With Garnett out of the picture, the Celtics really don’t have much in the way of big men. Brandon Bass and Kris Humphries are solid, but are better set at power forward. Plus, the Celtics will probably look to deal them. Jared Sullinger looked like a solid player (6.0 points, 5.9 rebounds per game), but appeared in just 45 games due to injuries. Fellow 2012 rookie Fab Melo (1.2 ppg, 0.5 rpg), the only true center the team has, did not look like an NBA player at all and appeared in just six games.
In his final year at Gonzaga, Olynyk averaged 17.8 points, 7.3 rebounds and 1.1 blocks per game. In the Orlando Pro Summer League, Olynyk stole the show. The seven-footer averaged 18.0 points and 7.8 rebounds per game. He shot 57.8% from the field.

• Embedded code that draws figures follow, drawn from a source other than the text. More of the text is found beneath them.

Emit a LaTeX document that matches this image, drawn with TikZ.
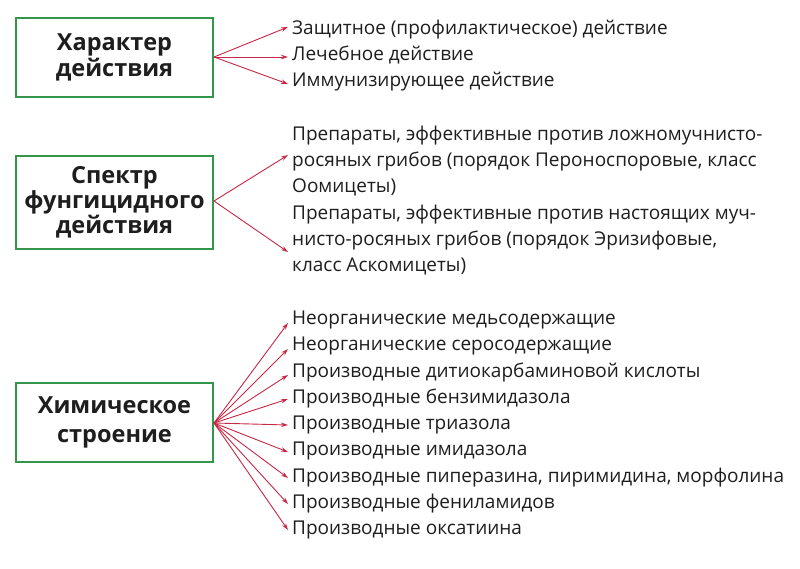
\documentclass[tikz,border=0pt]{standalone}
\usepackage{fontspec}
\setmainfont{Open Sans}
\usetikzlibrary{arrows.meta}
\definecolor{boxgreen}{RGB}{52,150,72}
\definecolor{arrred}{RGB}{200,40,70}
\definecolor{txt}{RGB}{30,30,30}
\tikzset{
  catbox/.style={draw=boxgreen, line width=2pt, fill=white, inner sep=0pt, align=center,
    text=txt, font=\fontsize{23.5}{26.5}\selectfont\bfseries, minimum width=197pt},
  item/.style={anchor=mid west, inner sep=0pt, text=txt, font=\fontsize{19}{26}\selectfont, align=left},
  arr/.style={draw=arrred, line width=0.9pt, -{Stealth[length=7pt,width=4.5pt]}}
}
\begin{document}
\begin{tikzpicture}[x=1pt,y=-1pt]
\useasboundingbox[fill=white] (0,0) rectangle (800,568);
% boxes
\node[catbox, minimum height=79pt] (b1) at (114.5,57.5) {Характер\\действия};
\node[catbox, minimum height=93pt, font=\fontsize{23.5}{25}\selectfont\bfseries] (b2) at (114.5,202.5) {Спектр\\фунгицидного\\действия};
\node[catbox, minimum height=79pt, font=\fontsize{23.5}{29}\selectfont\bfseries] (b3) at (114.5,422.5) {Химическое\\строение};
% block 1 items
\node[item] (t11) at (292,32) {Защитное (профилактическое) действие};
\node[item] (t12) at (292,58) {Лечебное действие};
\node[item] (t13) at (292,84) {Иммунизирующее действие};
% block 2 items
\node[item] (t21) at (292,138) {Препараты, эффективные против ложномучнисто-};
\node[item] (t22) at (292,164) {росяных грибов (порядок Пероноспоровые, класс};
\node[item] (t23) at (292,190) {Оомицеты)};
\node[item] (t24) at (292,217) {Препараты, эффективные против настоящих муч-};
\node[item] (t25) at (292,243) {нисто-росяных грибов (порядок Эризифовые,};
\node[item] (t26) at (292,269) {класс Аскомицеты)};
% block 3 items
\node[item] (t31) at (292,322) {Неорганические медьсодержащие};
\node[item] (t32) at (292,348) {Неорганические серосодержащие};
\node[item] (t33) at (292,374.5) {Производные дитиокарбаминовой кислоты};
\node[item] (t34) at (292,401) {Производные бензимидазола};
\node[item] (t35) at (292,427) {Производные триазола};
\node[item] (t36) at (292,453) {Производные имидазола};
\node[item] (t37) at (292,479.5) {Производные пиперазина, пиримидина, морфолина};
\node[item] (t38) at (292,505.5) {Производные фениламидов};
\node[item] (t39) at (292,532) {Производные оксатиина};
% arrow tips
\coordinate (s1) at (214,57);
\coordinate (s2) at (214,201);
\coordinate (s3) at (214,423);
\coordinate (e11) at (288,27);
\coordinate (e12) at (288,57);
\coordinate (e13) at (288,84);
\coordinate (e21) at (288,155);
\coordinate (e22) at (288,252);
\coordinate (e31) at (288,323);
\coordinate (e32) at (288,349);
\coordinate (e33) at (288,375);
\coordinate (e34) at (288,399);
\coordinate (e35) at (288,425);
\coordinate (e36) at (288,452);
\coordinate (e37) at (288,478);
\coordinate (e38) at (288,504);
\coordinate (e39) at (288,530);
\foreach \e in {e11,e12,e13} \draw[arr] (s1) -- (\e);
\foreach \e in {e21,e22} \draw[arr] (s2) -- (\e);
\foreach \e in {e31,e32,e33,e34,e35,e36,e37,e38,e39} \draw[arr] (s3) -- (\e);
\end{tikzpicture}
\end{document}
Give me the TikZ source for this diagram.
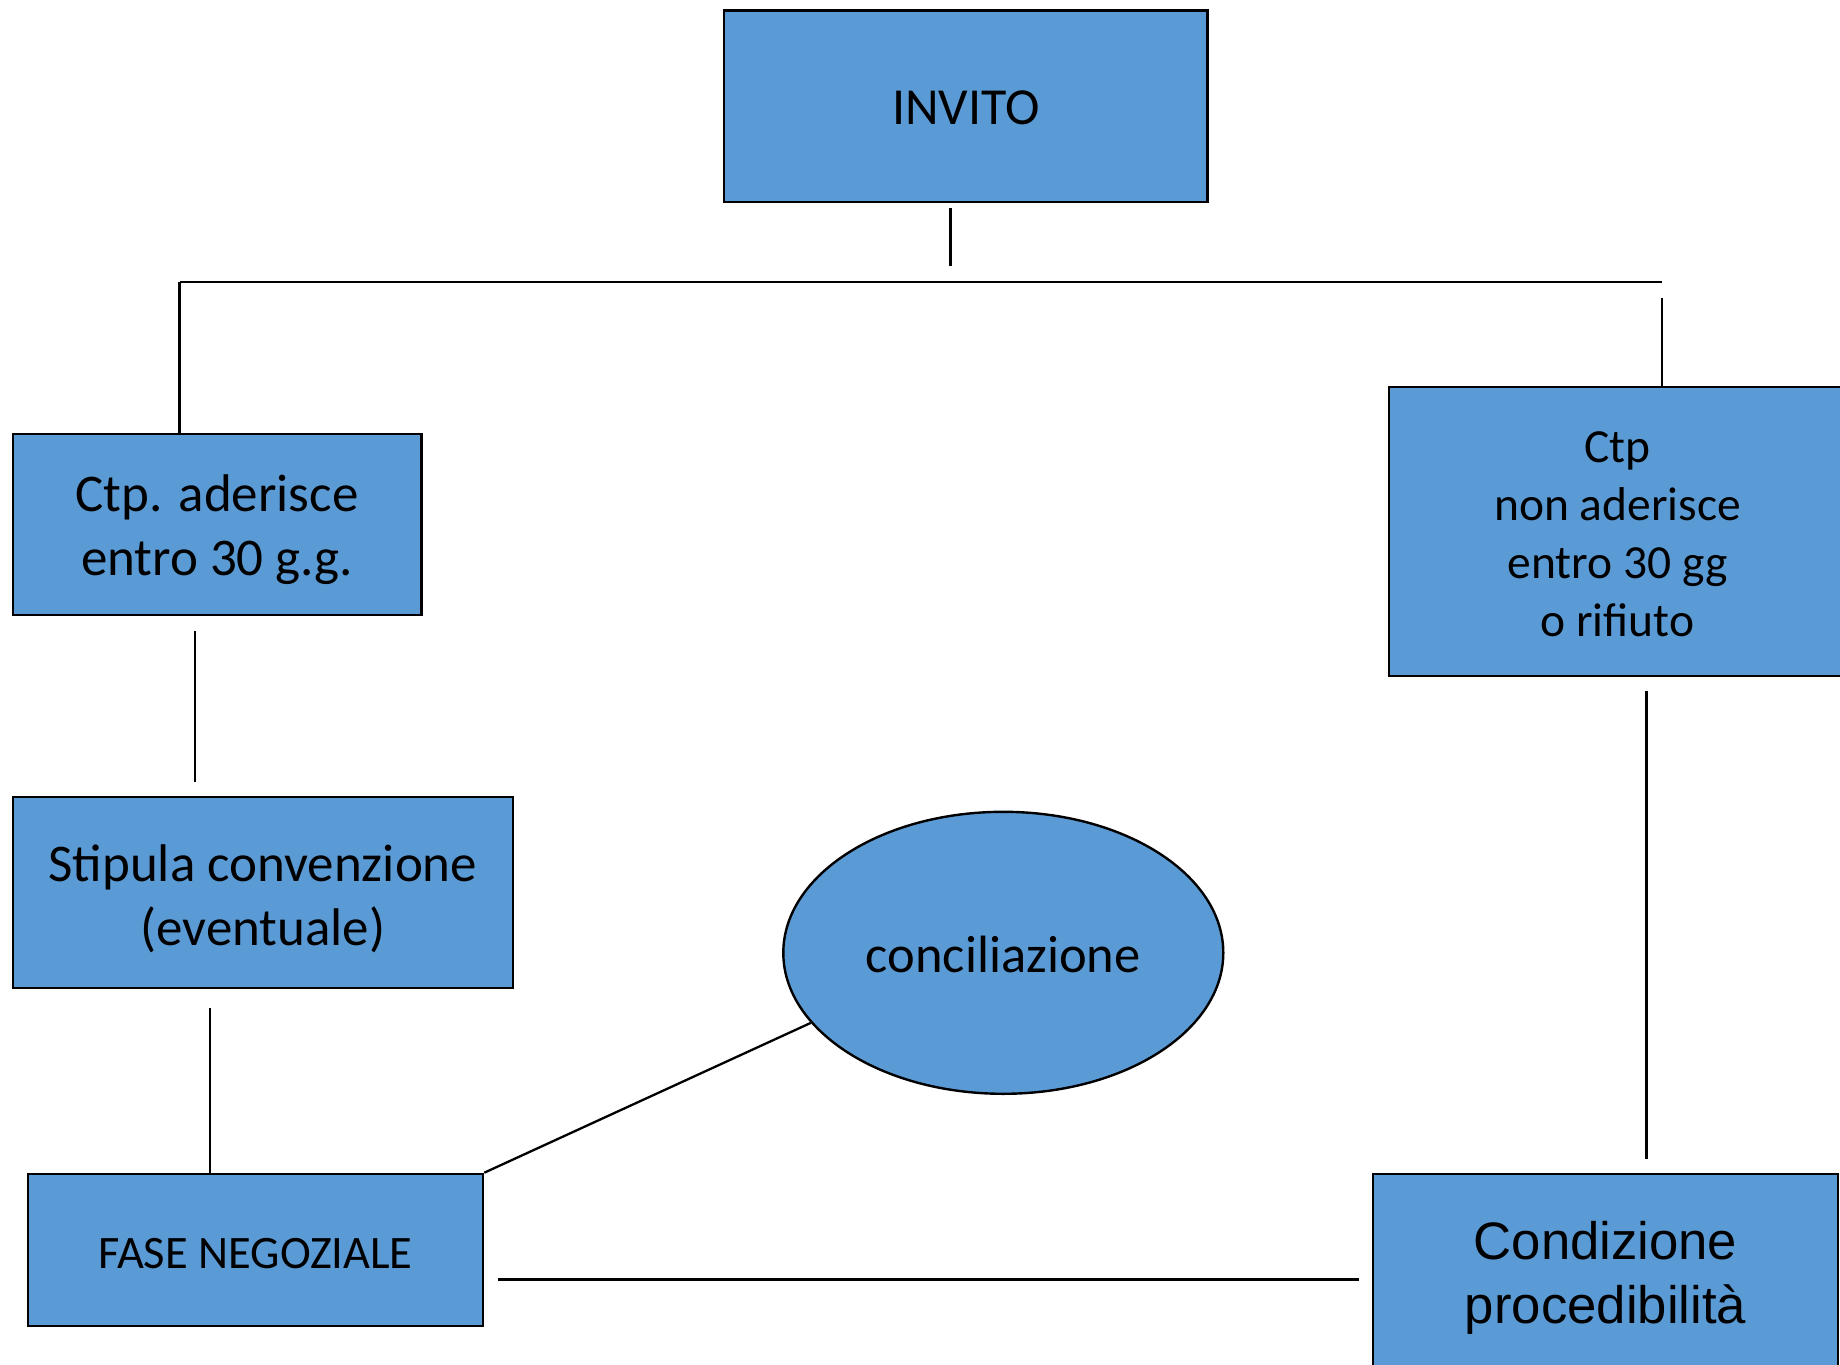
\documentclass[tikz,border=0pt]{standalone}
\usepackage{fontspec}
\setmainfont{Carlito}
\newfontfamily\arialfont{Liberation Sans}
\usetikzlibrary{shapes.geometric}
\definecolor{boxblue}{HTML}{5B9BD5}
% lower the text block by half of #1 inside its node
\newcommand\lowtext[2]{\raisebox{0pt}[\dimexpr\height+#1\relax][\depth]{\begin{tabular}{@{}c@{}}#2\end{tabular}}}
\begin{document}
\begin{tikzpicture}[x=1pt,y=-1pt,
  blk/.style={draw=black, line width=2.6pt, fill=boxblue, rectangle, inner sep=0pt},
  oval/.style={draw=black, line width=2.4pt, fill=boxblue, ellipse, inner sep=0pt},
  conn/.style={draw=black, line width=2.3pt}]
\useasboundingbox (0,0) rectangle (1840,1365);
\clip (0,0) rectangle (1840,1365);
\fill[white] (0,0) rectangle (1840,1365);

% nodes
\node[blk, minimum width=483.5pt, minimum height=191.4pt, font=\fontsize{52}{62}\selectfont] (invito) at (965.8,106.3) {\lowtext{11.6pt}{INVITO}};
\node[blk, minimum width=408.4pt, minimum height=181pt, font=\fontsize{53}{63.5}\selectfont] (aderisce) at (217.1,524.5) {\lowtext{13pt}{Ctp. aderisce\\entro 30 g.g.}};
\node[blk, minimum width=499.9pt, minimum height=191.2pt, font=\fontsize{53}{63.5}\selectfont] (stipula) at (262.85,892.4) {\lowtext{16.6pt}{Stipula convenzione\\(eventuale)}};
\node[blk, minimum width=455pt, minimum height=152pt, font=\fontsize{46.5}{56}\selectfont] (fase) at (255.5,1250) {\lowtext{14pt}{FASE NEGOZIALE}};
\node[blk, minimum width=457pt, minimum height=289pt, font=\fontsize{47.5}{58}\selectfont] (nonader) at (1617.5,531.5) {\lowtext{12pt}{Ctp\\non aderisce\\entro 30 gg\\o rifiuto}};
\node[blk, minimum width=465pt, minimum height=202pt, font=\arialfont\fontsize{52.7}{64.4}\selectfont] (condiz) at (1605.5,1275) {\lowtext{7pt}{Condizione\\procedibilità}};
\node[oval, minimum width=440pt, minimum height=282pt, font=\fontsize{52.5}{63}\selectfont] (concil) at (1003.3,952.8) {\lowtext{14pt}{conciliazione}};

% connector end points
\coordinate (t1) at (950.5,208);
\coordinate (t2) at (950.5,266);
\coordinate (hl) at (179.5,282);
\coordinate (hr) at (1661.7,282);
\coordinate (r1) at (1661.7,298);
\coordinate (a1) at (194.8,631);
\coordinate (a2) at (194.8,781.5);
\coordinate (s1) at (210,1008);
\coordinate (b1) at (498,1279.5);
\coordinate (b2) at (1359,1279.5);
\coordinate (c1) at (1646.5,691);
\coordinate (c2) at (1646.5,1159);

% connectors
\draw[conn] (t1) -- (t2);
\draw[conn] (hl) -- (hr);
\draw[conn] (hl) -- (hl |- aderisce.north);
\draw[conn] (r1) -- (r1 |- nonader.north);
\draw[conn] (a1) -- (a2);
\draw[conn] (s1) -- (s1 |- fase.north);
\draw[conn] (fase.north east) -- (concil.200);
\draw[conn] (b1) -- (b2);
\draw[conn] (c1) -- (c2);
\end{tikzpicture}
\end{document}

Before that summer league performance, Olynyk’s NBA career and Rookie of the Year chances didn’t have a lot hype. Afterwards, many pundits became to change their mind on Olynyk. I’m not willing to go that far, but Olynyk is a skilled player. He has an excellent shot for his size. Olynyk also should have plenty of opportunities to put the ball in the basket for a couple of reasons. He has an fantastic distributor in Rajon Rondo getting him the ball and it is going to be a long year in Boston. Even if Bass and Humprhies aren’t dealt, Olynyk should be able to earn big minutes at center.
Of course, Olynyk’s small frame and questionable defense could keep him off of the court. New head coach Brad Stevens always emphasized defense at Butler and I don’t see that changing in the NBA.